Chubby Cattle Restaurant, Denver, US
Now known as Rolls by Chubby Cattle Restaurant, the less-than-a-year-old spot is now spinning sushi rolls on the belt and delivering a do-it-yourself (DIY) ramen bar. It initially started off as the world’s first refrigerated conveyor belt hot pot restaurant, complete with a train that delivered orders to your table to the tune of dramatic Star Wars’ music.
Fans of the Cattle’s cook-it-yourself, simmering soup can still head to the ramen bar instead of grabbing ingredients off the belt. To celebrate the switch, Rolls by Chubby Cattle Restaurant is offering an all-you-can-eat deal during lunch and dinner, which includes menu sushi, conveyor belt sushi and ramen.
Autobahn, Pune, India
India’s newest conveyor belt restaurant on the third floor of Phoenix Marketcity is luring crowds to the innovative concept of Indian dishes brought to your table on conveyor belts. Just like the freeways in Germany called Autobahn, the aptly named restaurant is bringing food to the table in record time. The 72 seater dining concept is taking Indian cuisine and giving it an all-new look not by revamping the cuisine, but the presentation of it.
As you walk in, the hostess will take your details and will direct you to your table. The restaurant’s interior is designed in a manner where a conveyer belt runs parallel to the tables. Once seated you have two options to choose from, you can either pick it up from the conveyer belt or order from the à la carte menu.
The dishes on the conveyer belt are characterised by the colour of the bowl which denotes the category.

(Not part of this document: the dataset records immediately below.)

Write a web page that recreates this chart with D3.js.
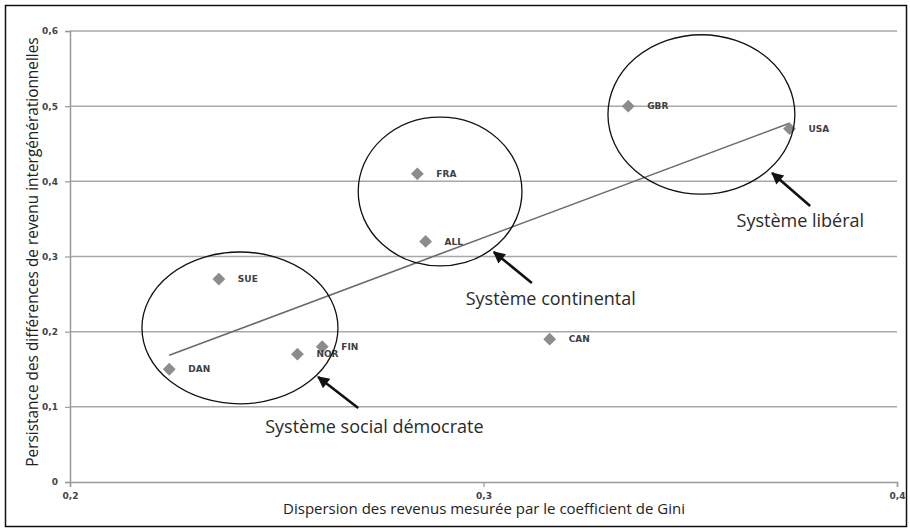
<!DOCTYPE html>
<html>
<head>
<meta charset="utf-8">
<script src="https://cdnjs.cloudflare.com/ajax/libs/d3/7.8.5/d3.min.js"></script>
<style>
  body { margin: 0; background: #fff; }
  svg { display: block; }
</style>
</head>
<body>
<div id="chart"></div>
<script>
// ------------------------------------------------------------ //
// Data                                  //
// ------------------------------------------------------------ //
var countries   = ["DAN", "SUE", "NOR", "FIN", "FRA", "ALL", "CAN", "GBR", "USA"];
var gini        = [0.224, 0.236, 0.255, 0.261, 0.284, 0.286, 0.316, 0.335, 0.374];
var persistence = [0.15, 0.27, 0.17, 0.18, 0.41, 0.32, 0.19, 0.50, 0.47];

var xTicks = [0.2, 0.3, 0.4];
var xTickLabels = ["0,2", "0,3", "0,4"];
var yTicks = [0, 0.1, 0.2, 0.3, 0.4, 0.5, 0.6];
var yTickLabels = ["0", "0,1", "0,2", "0,3", "0,4", "0,5", "0,6"];

// groups of countries circled on the chart (centre and radii in data units)
var groupNames = ["Système social démocrate", "Système continental", "Système libéral"];
var groupCx = [0.2411, 0.2895, 0.3527];
var groupCy = [0.205, 0.3865, 0.489];
var groupRx = [0.0237, 0.0198, 0.0226];
var groupRy = [0.101, 0.099, 0.106];
// arrow from the label to the ellipse (data units)
var arrowFromX = [0.2697, 0.3117, 0.379];
var arrowFromY = [0.0984, 0.2647, 0.3672];
var arrowToX   = [0.2600, 0.3025, 0.3698];
var arrowToY   = [0.1397, 0.306, 0.4111];
// label anchor (start of text, baseline)
var labelX = [0.2472, 0.2957, 0.3612];
var labelY = [0.0652, 0.2355, 0.3392];

// ------------------------------------------------------------ //
// Canvas                                                       //
// ------------------------------------------------------------ //
var W = 910, H = 532;
var margin = {top: 31, right: 13, bottom: 50, left: 70},
    width = W - margin.left - margin.right,
    height = H - margin.top - margin.bottom;

var root = d3.select("#chart").append("svg")
    .attr("width", W)
    .attr("height", H);

// outer frame
root.append("rect")
    .attr("x", 5.5).attr("y", 5.5)
    .attr("width", 901).attr("height", 521)
    .attr("fill", "none")
    .attr("stroke", "#111")
    .attr("stroke-width", 1.5);

var svg = root.append("g")
    .attr("transform", "translate(" + margin.left + "," + margin.top + ")");

var x = d3.scaleLinear().domain([0.2, 0.4]).range([0, width]);
var y = d3.scaleLinear().domain([0, 0.6]).range([height, 0]);

// ----- //
// Grid  //
// ----- //
svg.append("g")
  .selectAll("line")
  .data(yTicks.filter(function(d){ return d > 0; }))
  .enter()
  .append("line")
    .attr("x1", 0)
    .attr("x2", width)
    .attr("y1", function(d){ return y(d); })
    .attr("y2", function(d){ return y(d); })
    .attr("stroke", "#a8a8a8")
    .attr("stroke-width", 1.5);

// ---- //
// Axes //
// ---- //
var xAxis = svg.append("g")
    .attr("transform", "translate(0," + height + ")")
    .call(d3.axisBottom(x)
      .tickValues(xTicks)
      .tickSize(5)
      .tickPadding(6)
      .tickFormat(function(d, i){ return xTickLabels[i]; }));

var yAxis = svg.append("g")
    .call(d3.axisLeft(y)
      .tickValues(yTicks)
      .tickSize(5)
      .tickPadding(7)
      .tickFormat(function(d, i){ return yTickLabels[i]; }));

[xAxis, yAxis].forEach(function(ax){
  ax.select(".domain").attr("stroke", "#9a9a9a").attr("stroke-width", 1.5);
  ax.selectAll(".tick line").attr("stroke", "#9a9a9a").attr("stroke-width", 1.2);
  ax.selectAll(".tick text")
    .attr("fill", "#444")
    .style("font-family", "'DejaVu Sans', sans-serif")
    .style("font-weight", "bold")
    .style("font-size", "9px");
});

// axis titles
root.append("text")
    .attr("x", 484)
    .attr("y", 514)
    .attr("text-anchor", "middle")
    .style("font-family", "'Open Sans', sans-serif")
    .style("font-size", "15px")
    .attr("fill", "#222")
    .text("Dispersion des revenus mesurée par le coefficient de Gini");

root.append("text")
    .attr("transform", "translate(38,252) rotate(-90)")
    .attr("text-anchor", "middle")
    .style("font-family", "'Open Sans', sans-serif")
    .style("font-size", "15.4px")
    .attr("fill", "#222")
    .text("Persistance des différences de revenu intergénérationnelles");

// ---------- //
// Trend line //
// ---------- //
var mx = d3.mean(gini), my = d3.mean(persistence);
var sxy = d3.sum(gini, function(g, i){ return (g - mx) * (persistence[i] - my); });
var sxx = d3.sum(gini, function(g){ return (g - mx) * (g - mx); });
var slope = sxy / sxx, intercept = my - slope * mx;
var trendX = d3.extent(gini);

svg.append("path")
    .datum(trendX)
    .attr("d", d3.line()
      .x(function(d){ return x(d); })
      .y(function(d){ return y(intercept + slope * d); }))
    .attr("fill", "none")
    .attr("stroke", "#6a6a6a")
    .attr("stroke-width", 1.6);

// ------ //
// Points //
// ------ //
var points = countries.map(function(c, i){
  return {name: c, x: gini[i], y: persistence[i]};
});

var diamond = d3.symbol().type(d3.symbolSquare).size(82);

svg.selectAll("mypoints")
  .data(points)
  .enter()
  .append("path")
    .attr("d", diamond)
    .attr("transform", function(d){ return "translate(" + x(d.x) + "," + y(d.y) + ") rotate(45)"; })
    .attr("fill", "#8c8c8c");

svg.selectAll("mylabels")
  .data(points)
  .enter()
  .append("text")
    .attr("x", function(d){ return x(d.x) + 19; })
    .attr("y", function(d){ return y(d.y); })
    .attr("dy", "0.35em")
    .style("font-family", "'DejaVu Sans', sans-serif")
    .style("font-weight", "bold")
    .style("font-size", "9px")
    .attr("fill", "#404040")
    .text(function(d){ return d.name; });

// ----------- //
// Annotations //
// ----------- //
root.append("defs").append("marker")
    .attr("id", "head")
    .attr("viewBox", "0 0 10 10")
    .attr("refX", 9)
    .attr("refY", 5)
    .attr("markerUnits", "userSpaceOnUse")
    .attr("markerWidth", 14)
    .attr("markerHeight", 12)
    .attr("orient", "auto")
  .append("path")
    .attr("d", "M0,0 L10,5 L0,10 Z")
    .attr("fill", "#111");

var groups = groupNames.map(function(n, i){ return {name: n, i: i}; });

svg.selectAll("myellipses")
  .data(groups)
  .enter()
  .append("ellipse")
    .attr("cx", function(d){ return x(groupCx[d.i]); })
    .attr("cy", function(d){ return y(groupCy[d.i]); })
    .attr("rx", function(d){ return x(0.2 + groupRx[d.i]) - x(0.2); })
    .attr("ry", function(d){ return y(0) - y(groupRy[d.i]); })
    .attr("fill", "none")
    .attr("stroke", "#111")
    .attr("stroke-width", 1.3);

svg.selectAll("myarrows")
  .data(groups)
  .enter()
  .append("line")
    .attr("x1", function(d){ return x(arrowFromX[d.i]); })
    .attr("y1", function(d){ return y(arrowFromY[d.i]); })
    .attr("x2", function(d){ return x(arrowToX[d.i]); })
    .attr("y2", function(d){ return y(arrowToY[d.i]); })
    .attr("stroke", "#111")
    .attr("stroke-width", 2.6)
    .attr("marker-end", "url(#head)");

svg.selectAll("mygrouplabels")
  .data(groups)
  .enter()
  .append("text")
    .attr("x", function(d){ return x(labelX[d.i]); })
    .attr("y", function(d){ return y(labelY[d.i]); })
    .style("font-family", "'Open Sans', sans-serif")
    .style("font-size", "18px")
    .attr("fill", "#2a2a2a")
    .text(function(d){ return d.name; });
</script>
</body>
</html>
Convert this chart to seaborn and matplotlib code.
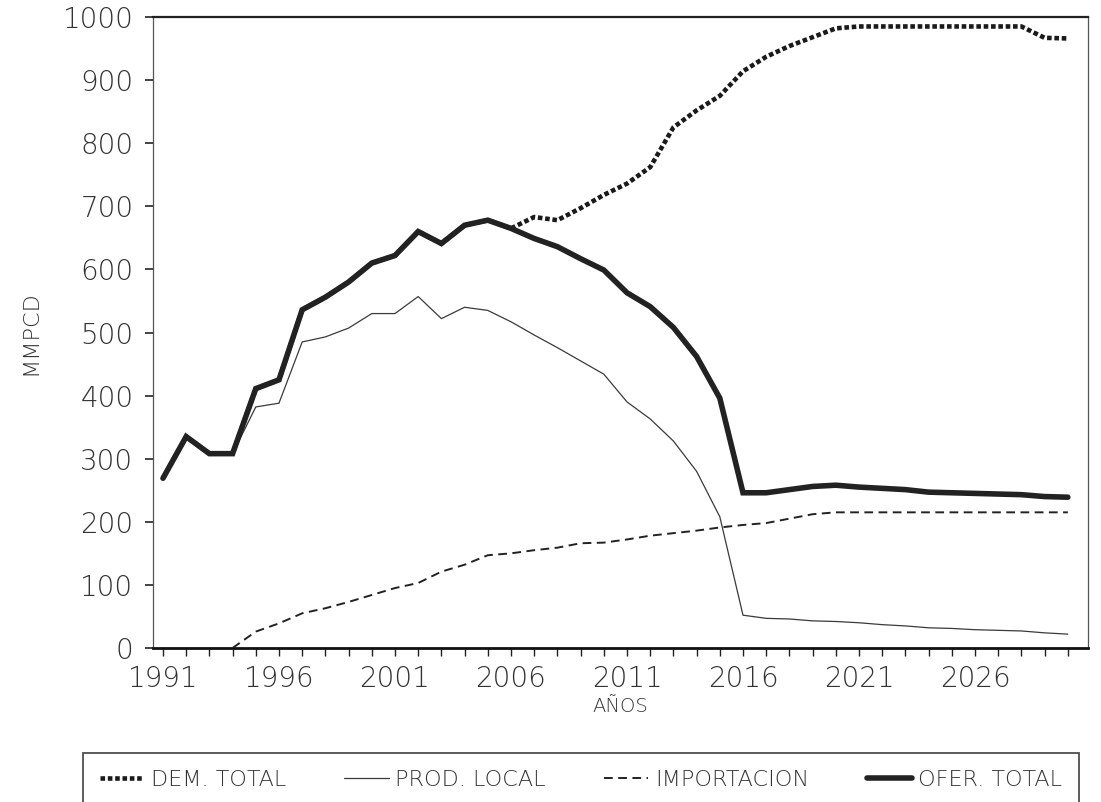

For example, the red bowls indicate non-vegetarian, grey denotes chat and salads, green stands for vegetarian and the blue bowl is for desserts. The dishes will keep passing you by, grab them and dig in. The portion sizes are perfect for two people to share.
Moving on to the more substantial food, the main course needs to be ordered à la carte and travels on the Autobahn via the Express Delivery System which stops right beside your table. Diners have 30 seconds to unload their dishes before it returns back to the kitchen.